Review: A Tragic Kind of Wonderful

For sixteen-year-old Mel Hannigan, bipolar disorder makes life unpredictable. Her latest struggle is balancing her growing feelings in a new relationship with her instinct to keep everyone at arm’s length. And when a former friend confronts Mel with the truth about the way their relationship ended, deeply buried secrets threaten to come out and upend her shaky equilibrium.

As the walls of Mel’s compartmentalized world crumble, she fears the worst—that her friends will abandon her if they learn the truth about what she’s been hiding. Can Mel bring herself to risk everything to find out?

I seem to be weirdly attracted to books that have main characters with bipolar disorder, though maybe it’s not so weird because honestly I just want to understand the disorder better as I know people who have it. In any case, I pretty much enjoyed this book and there have been parts of it that cruised through my mind in the days since finishing it… that’s how you know a book is good.

I liked Mel as a main character, and I think she was a great rep of someone who has bipolar disorder. Like many mental disorders/conditions, it’s not the same in everyone, and this was yet another example of how bipolar disorder affects a person and the people around them. Mel, like many other people, wanted to keep her disorder a secret from everyone outside her family. By doing so, she lost her old best friends, Connor and Zumi, and picked up new ones when she got out of the hospital, Holly and Declan. Instead of going out and doing things with her friends though, she prefers to stay home or keeps herself busy at the senior home she works at.

Then Mel meets the grandson (David) of a new resident, and while she strikes up a friendship (and feelings) with him, she is reluctant to let him too close because of her disorder. She doesn’t want him to be like others, wondering when her cycles between mania and depression will change. So, like with her old and newer friends, Mel keeps David at an arm’s length.

“I can’t let anyone know what really happened, or what’s wrong with me. I can’t bear the thought of how they’d look at me, and treat me, if they knew how many pills I take every morning just to act more or less like everybody else.”
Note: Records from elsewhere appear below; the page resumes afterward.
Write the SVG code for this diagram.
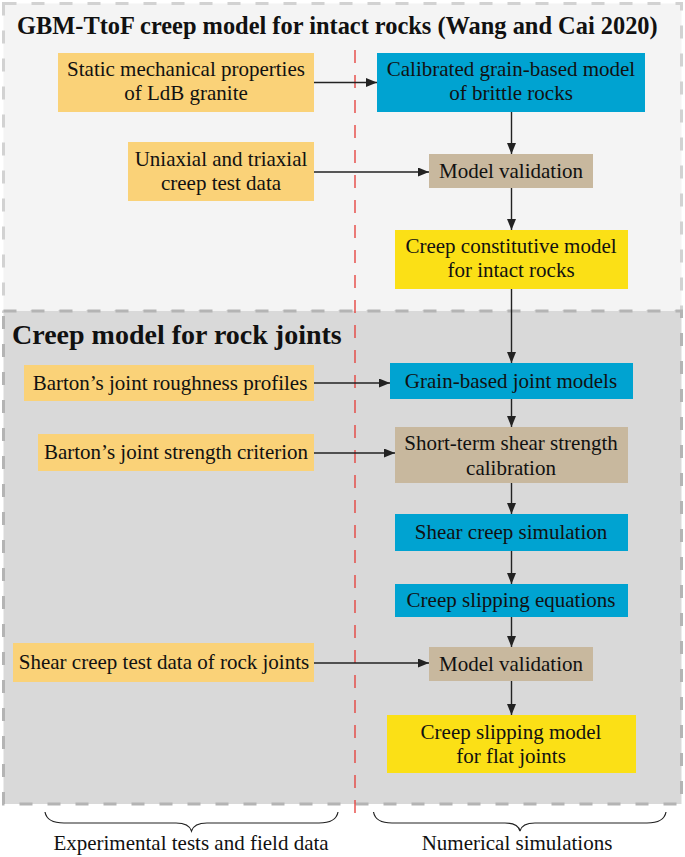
<svg xmlns="http://www.w3.org/2000/svg" width="685" height="857" viewBox="0 0 685 857">
<style>
text{font-family:"Liberation Serif","Times New Roman",serif;fill:#111;}
.t{font-size:21px;text-anchor:middle;}
.h{font-weight:bold;}
.or{fill:#fad278;}
.bl{fill:#00a3d1;}
.tn{fill:#c8b89e;}
.ye{fill:#fbe016;}
.c line,.c path{stroke:#222;stroke-width:1.4;fill:none;}
</style>
<defs>
<marker id="ar" markerUnits="userSpaceOnUse" markerWidth="11" markerHeight="9" refX="11" refY="4.5" orient="auto">
<path d="M0,0 L11,4.5 L0,9 z" fill="#222"/>
</marker>
</defs>
<rect id="panel-top" x="3.5" y="3.5" width="678" height="308" fill="#f4f4f4" stroke="#d2d2d2" stroke-width="3" stroke-dasharray="13 15"/>
<rect id="panel-bottom" x="3.5" y="311" width="678" height="493" fill="#d9d9d9" stroke="#b4b4b4" stroke-width="3" stroke-dasharray="13 15"/>
<text class="h" x="17" y="34" font-size="24.4">GBM-TtoF creep model for intact rocks (Wang and Cai 2020)</text>
<text class="h" x="12" y="344" font-size="28">Creep model for rock joints</text>
<line id="divider" x1="355" y1="50" x2="355" y2="822" stroke="#e53935" stroke-width="1.3" stroke-dasharray="13 12"/>

<g id="n-static"><rect class="or" x="58" y="53" width="256" height="59"/><text class="t" x="186" y="76">Static mechanical properties</text><text class="t" x="186" y="100">of LdB granite</text></g>
<g id="n-calib"><rect class="bl" x="377" y="53" width="268" height="59"/><text class="t" x="511" y="76">Calibrated grain-based model</text><text class="t" x="511" y="100">of brittle rocks</text></g>
<g id="n-uni"><rect class="or" x="128" y="142" width="186" height="59"/><text class="t" x="221" y="166">Uniaxial and triaxial</text><text class="t" x="221" y="190">creep test data</text></g>
<g id="n-val1"><rect class="tn" x="429" y="154" width="164" height="34"/><text class="t" x="511" y="178">Model validation</text></g>
<g id="n-const"><rect class="ye" x="395" y="230" width="233" height="59"/><text class="t" x="511" y="253">Creep constitutive model</text><text class="t" x="511" y="277">for intact rocks</text></g>
<g id="n-rough"><rect class="or" x="24" y="365" width="290" height="36"/><text class="t" x="170" y="390">Barton’s joint roughness profiles</text></g>
<g id="n-gbj"><rect class="bl" x="390" y="363" width="243" height="36"/><text class="t" x="511" y="388">Grain-based joint models</text></g>
<g id="n-crit"><rect class="or" x="38" y="434" width="276" height="37"/><text class="t" x="176" y="459">Barton’s joint strength criterion</text></g>
<g id="n-short"><rect class="tn" x="395" y="427" width="233" height="56"/><text class="t" x="511" y="450">Short-term shear strength</text><text class="t" x="511" y="475">calibration</text></g>
<g id="n-sim"><rect class="bl" x="395" y="514" width="233" height="37"/><text class="t" x="511" y="539">Shear creep simulation</text></g>
<g id="n-eq"><rect class="bl" x="395" y="584" width="233" height="33"/><text class="t" x="511" y="607">Creep slipping equations</text></g>
<g id="n-test"><rect class="or" x="13" y="643" width="301" height="39"/><text class="t" x="164" y="669">Shear creep test data of rock joints</text></g>
<g id="n-val2"><rect class="tn" x="429" y="647" width="164" height="34"/><text class="t" x="511" y="671">Model validation</text></g>
<g id="n-slip"><rect class="ye" x="387" y="715" width="249" height="58"/><text class="t" x="511" y="739">Creep slipping model</text><text class="t" x="511" y="763">for flat joints</text></g>

<g class="c" id="connectors">
<line x1="314" y1="82.5" x2="377" y2="82.5" marker-end="url(#ar)"/>
<line x1="511.5" y1="112" x2="511.5" y2="154" marker-end="url(#ar)"/>
<line x1="314" y1="172" x2="429" y2="172" marker-end="url(#ar)"/>
<line x1="511.5" y1="188" x2="511.5" y2="230" marker-end="url(#ar)"/>
<line x1="511.5" y1="289" x2="511.5" y2="363" marker-end="url(#ar)"/>
<line x1="314" y1="383" x2="390" y2="383" marker-end="url(#ar)"/>
<line x1="511.5" y1="399" x2="511.5" y2="427" marker-end="url(#ar)"/>
<line x1="314" y1="453" x2="395" y2="453" marker-end="url(#ar)"/>
<line x1="511.5" y1="483" x2="511.5" y2="514" marker-end="url(#ar)"/>
<line x1="511.5" y1="551" x2="511.5" y2="584" marker-end="url(#ar)"/>
<line x1="511.5" y1="617" x2="511.5" y2="647" marker-end="url(#ar)"/>
<line x1="314" y1="663" x2="429" y2="663" marker-end="url(#ar)"/>
<line x1="511.5" y1="681" x2="511.5" y2="715" marker-end="url(#ar)"/>
</g>

<g id="braces" fill="none" stroke="#222" stroke-width="1.2">
<path d="M45,812 Q47,823 64,823 L176,823 Q189,823 191.5,831 Q194,823 207,823 L319,823 Q336,823 338,812"/>
<path d="M373.5,812 Q375.5,823 392,823 L505,823 Q518,823 520,831 Q522,823 535,823 L647,823 Q664,823 666,812"/>
</g>
<text class="t" x="191" y="850">Experimental tests and field data</text>
<text class="t" x="517" y="850">Numerical simulations</text>
</svg>
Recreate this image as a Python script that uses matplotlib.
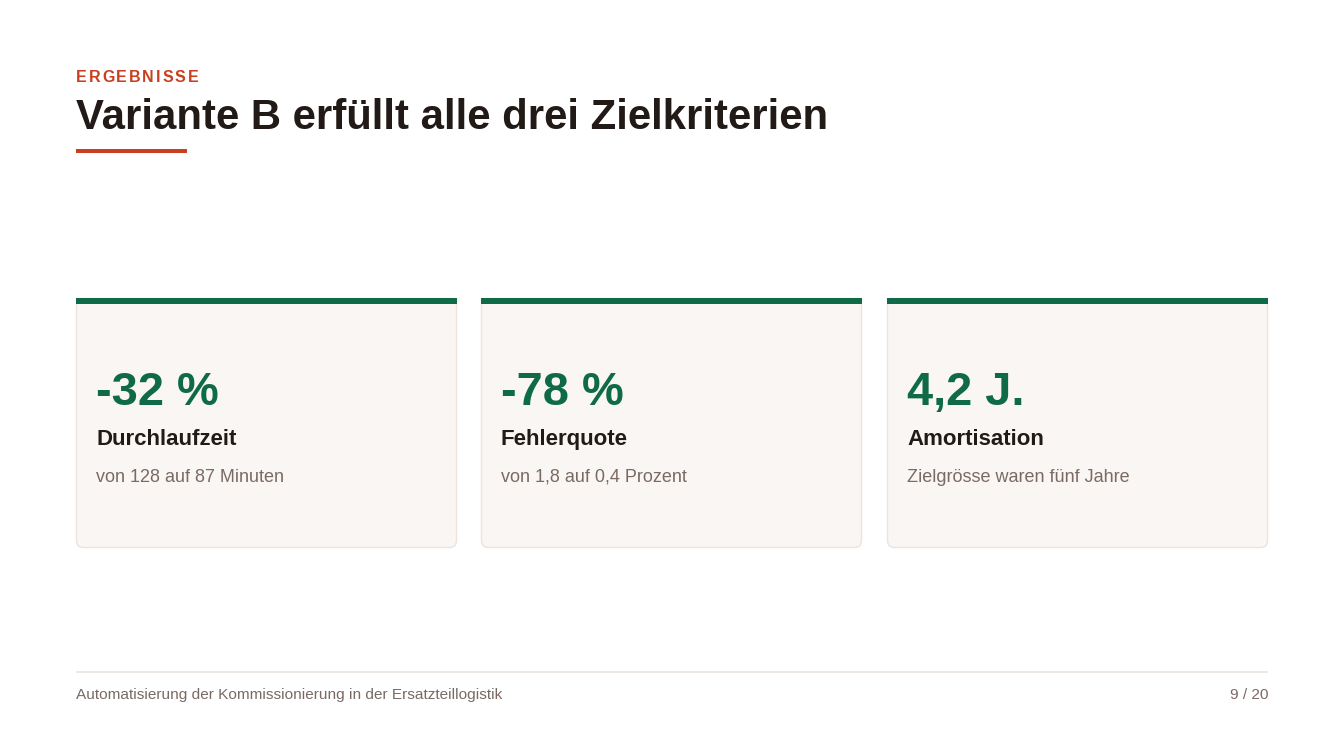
import matplotlib
matplotlib.use("Agg")
import matplotlib.pyplot as plt
from matplotlib.patches import FancyBboxPatch, Rectangle

plt.rcParams['font.family'] = ['Liberation Sans', 'DejaVu Sans']

eyebrow = "ERGEBNISSE"
title = "Variante B erfüllt alle drei Zielkriterien"
kpi_values = ["-32 %", "-78 %", "4,2 J."]
kpi_labels = ["Durchlaufzeit", "Fehlerquote", "Amortisation"]
kpi_notes = ["von 128 auf 87 Minuten", "von 1,8 auf 0,4 Prozent", "Zielgrösse waren fünf Jahre"]
footer_text = "Automatisierung der Kommissionierung in der Ersatzteillogistik"
page_text = "9 / 20"

RED = "#C8401F"
DARK = "#221A16"
GREEN = "#0F6B47"
GREY = "#7A6A63"
CARD_BG = "#F9F6F3"
CARD_EDGE = "#ECE4DF"
LINE = "#ECE6E2"

W, H = 1344, 756
fig = plt.figure(figsize=(W / 100, H / 100), dpi=100)
fig.patch.set_facecolor("white")
ax = fig.add_axes([0, 0, 1, 1])
ax.set_xlim(0, W)
ax.set_ylim(H, 0)
ax.axis("off")

renderer = fig.canvas.get_renderer()

# Eyebrow with letter spacing
x = 76
spacing = 1.85
for ch in eyebrow:
    t = ax.text(x, 81.5, ch, fontsize=11.5, fontweight="bold", color=RED,
                va="baseline", ha="left")
    bb = t.get_window_extent(renderer)
    x += bb.width + spacing

ax.text(75.5, 129, title, fontsize=30.2, fontweight="bold", color=DARK,
        va="baseline", ha="left")
ax.add_patch(Rectangle((76, 149), 111, 4, facecolor=RED, edgecolor="none"))

# Cards
card_x = [76, 481, 887]
card_w = 381
top, bottom = 298, 548
for i, (val, lab, note) in enumerate(zip(kpi_values, kpi_labels, kpi_notes)):
    cx = card_x[i]
    ax.add_patch(FancyBboxPatch((cx + 0.5, top + 0.5), card_w - 1, bottom - top - 1,
                                boxstyle="round,pad=0,rounding_size=7",
                                facecolor=CARD_BG, edgecolor=CARD_EDGE, linewidth=1))
    ax.add_patch(Rectangle((cx, top), card_w, 6, facecolor=GREEN, edgecolor="none"))
    ax.text(cx + 20, 405, val, fontsize=33.8, fontweight="bold", color=GREEN,
            va="baseline", ha="left")
    ax.text(cx + 20, 445, lab, fontsize=16, fontweight="bold", color=DARK,
            va="baseline", ha="left")
    ax.text(cx + 20, 482, note, fontsize=13, color=GREY,
            va="baseline", ha="left")

# Footer
ax.plot([76, 1268], [672, 672], color=LINE, linewidth=1.3, solid_capstyle="butt")
ax.text(76, 699, footer_text, fontsize=11.1, color=GREY, va="baseline", ha="left")
ax.text(1268, 699, page_text, fontsize=11.1, color=GREY, va="baseline", ha="right")

fig.savefig("out.png", dpi=100, facecolor="white")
When Mel’s old friends resurface into her life, there ends up being an emotional blowup from Zumi, and Mel ends up not taking her meds for a couple of days and we see how she’s affected by her bipolar disorder as she ends up in a state of dysphoric mania (which from what I read is like mania and depression at the same time, or something like that). The change in Mel without her meds is very obvious and I loved how it was portrayed. I could tell right away that she was entering a state of mania without it even being said. 

There were other things I liked that were hidden, like Mel’s real name and why she wouldn’t tell anyone what it was. Even at the end, when she tells David what her name is, she tells him in the way of a riddle so he (and the readers) work it out for himself.

What this book teaches is that sometimes problems (no matter what state they come in) can sometimes be too much for us to handle, and we need to trust others and let them in. It took Mel backsliding and inadvertently putting herself in danger for her friends to become aware of her bipolar disorder. It meant that they saw her at her worst, but it also meant that afterwards Mel had a bigger support system than just her mom, dad, and aunt.

I don’t even think I have to say it, but I will… I would definitely recommend this book if you’re looking for books that have characters who struggle with mental illness. I think it’s important to read these books because it can help us understand what mental illness does to a person and how each person with it is affected differently.